Tianzheng hired a professional chef and a manager from Japan, who prepare the blowfish strictly according to Japanese standards. It offers sashimi, fugu bones deep-fried to a crisp, and a hotpot using roasted bones and flesh,

Set meals cost between 480 to 1,200 yuan per person, with a kilogram of the fish priced at 1,100 yuan.

Wang Changyu, general manager of the restaurant in Xinyuanli, Chaoyang district, says the restaurant follows a whole set of fugu processing and managing rules from Japan.

The Japanese connection comes from the owners' core business rearing fugu in Dalian, Liaoning province. The fish is mostly exported to Japan, and the company's fugu commands about 40 percent of the Japanese market, weighing in at more than 4,000 metric tons a year.

As a specialist breeder of fugu, Wang says Tianzheng has been lobbying for the legalization of fugu in China. "We expected the approval to come at the end of last year. That's why the restaurant was set up around this time in Beijing," says Wang.

On April 1, he says, two national standards on the breeding and processing of fugu were approved and issued by the General Administration of Quality Supervision, Inspection and Quarantine of the People's Republic of China, which Tianzheng company claimed to help draft.

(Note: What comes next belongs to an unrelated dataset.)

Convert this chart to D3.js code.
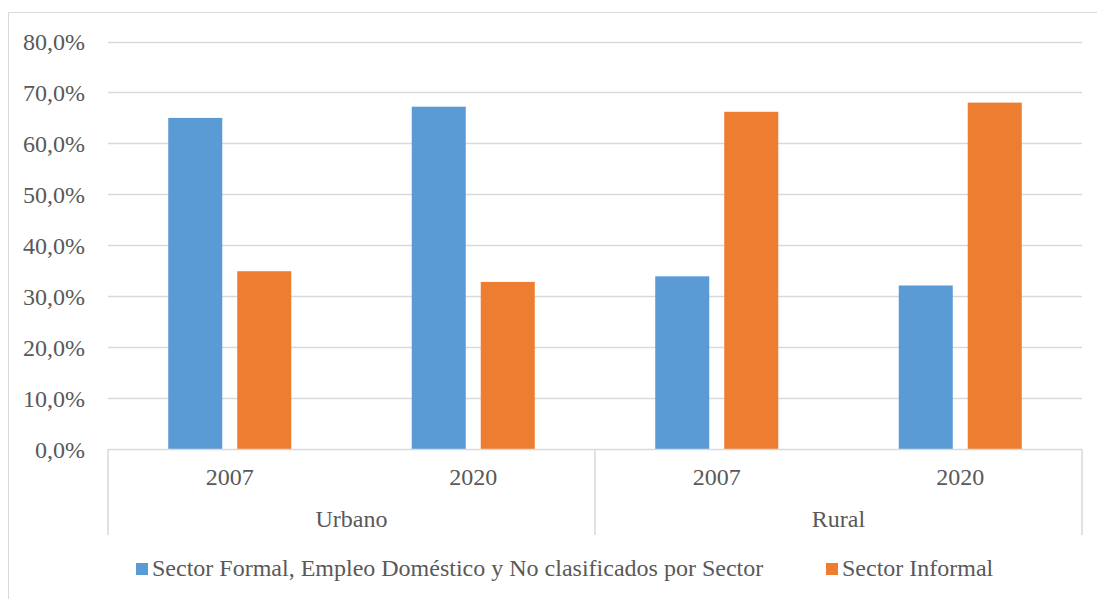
<!DOCTYPE html>
<html><head><meta charset="utf-8">
<script src="https://cdn.jsdelivr.net/npm/d3@7"></script>
<style>body{margin:0;background:#fff}svg{display:block}</style>
</head><body><svg id="c" width="1097" height="599"></svg>
<script>
const groups = ["Urbano", "Rural"];
const years = ["2007", "2020"];
const categories = [["Urbano","2007"],["Urbano","2020"],["Rural","2007"],["Rural","2020"]];
const seriesNames = ["Sector Formal, Empleo Doméstico y No clasificados por Sector", "Sector Informal"];
const formal = [65.0, 67.2, 33.9, 32.1];
const informal = [34.9, 32.8, 66.2, 68.0];
const yTicks = [0,10,20,30,40,50,60,70,80];
const colors = ["#5b9bd5", "#ed7d31"];

const FONT = "'Liberation Serif', 'Times New Roman', serif";
const svg = d3.select("#c");
svg.attr("font-family", FONT);
const L = 108, R = 1082, T = 41.5, B = 449;
svg.append("rect").attr("x",8.5).attr("y",12.5).attr("width",1100).attr("height",600)
  .attr("fill","none").attr("stroke","#d9d9d9").attr("stroke-width",1);

const y = d3.scaleLinear().domain([0,80]).range([B,T]);
const x = d3.scaleBand().domain(d3.range(categories.length)).range([L,R]).paddingInner(0).paddingOuter(0);
const xs = d3.scaleBand().domain([0,1]).range([0,x.bandwidth()]).paddingInner(0.217).paddingOuter(0.873);

svg.append("g").selectAll("line").data(yTicks.filter(d=>d>0)).join("line")
  .attr("x1",L).attr("x2",R).attr("y1",d=>Math.round(y(d))+0.5).attr("y2",d=>Math.round(y(d))+0.5)
  .attr("stroke","#d9d9d9").attr("stroke-width",1.5);

const fmt = d => d.toFixed(1).replace(".", ",") + "%";
const txt = sel => sel.attr("font-family", FONT).attr("fill", "#595959").attr("font-size", 24);

svg.append("g").selectAll("text").data(yTicks).join("text")
  .attr("x",85).attr("y",d=>y(d)+8.5).attr("text-anchor","end").call(txt).text(fmt);

const series = [formal, informal];
series.forEach((vals,si)=>{
  svg.append("g").selectAll("rect").data(vals).join("rect")
    .attr("x",(d,i)=>x(i)+xs(si)).attr("width",xs.bandwidth())
    .attr("y",d=>y(d)).attr("height",d=>B-y(d)).attr("fill",colors[si]);
});

svg.append("line").attr("x1",L).attr("x2",R).attr("y1",B+0.5).attr("y2",B+0.5).attr("stroke","#d9d9d9").attr("stroke-width",1.5);
const sepX = [L, x(2), R];
svg.append("g").selectAll("line").data(sepX).join("line")
  .attr("x1",d=>d).attr("x2",d=>d).attr("y1",B).attr("y2",535)
  .attr("stroke","#d9d9d9").attr("stroke-width",1.5);

svg.append("g").selectAll("text").data(categories).join("text")
  .attr("x",(d,i)=>x(i)+x.bandwidth()/2).attr("y",485).attr("text-anchor","middle").call(txt)
  .text(d=>d[1]);
svg.append("g").selectAll("text").data(groups).join("text")
  .attr("x",(d,i)=>x(i*2)+x.bandwidth()).attr("y",527).attr("text-anchor","middle").call(txt)
  .text(d=>d);

const legX = [136, 826];
seriesNames.forEach((n,i)=>{
  svg.append("rect").attr("x",legX[i]).attr("y",563).attr("width",12).attr("height",12).attr("fill",colors[i]);
  svg.append("text").attr("x",legX[i]+16).attr("y",576).call(txt).text(n);
});
</script></body></html>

Dalian fugu was also approved as a geographic identity product last year.

Puffer fish is found in Liaohe River of Liaoning, the Yangtze River in Jiangsu, and the Pearl River in Guangdong. There are more than 180 varieties, including 40 that are common. However, less than 20 varieties are edible.

Wild puffer fish is available only in March and April, when they swim upstream to spawn in the rivers. But they are increasingly rare, and most fugu served as food is farmed.

Lao Lao Fu's chef Liu Xu says no other fish can compare with the springy texture and fresh taste of fugu, or with the glistening clarity of fugu sashimi.

But for some gourmets, it's dicing with death that makes eating fugu such an attraction.

According to food writer Zhao, the heroism involved in eating something potentially lethal is the main driver behind the culture of eating puffer fish.

"Without that risk and the myth around it, it would lose most of its charm."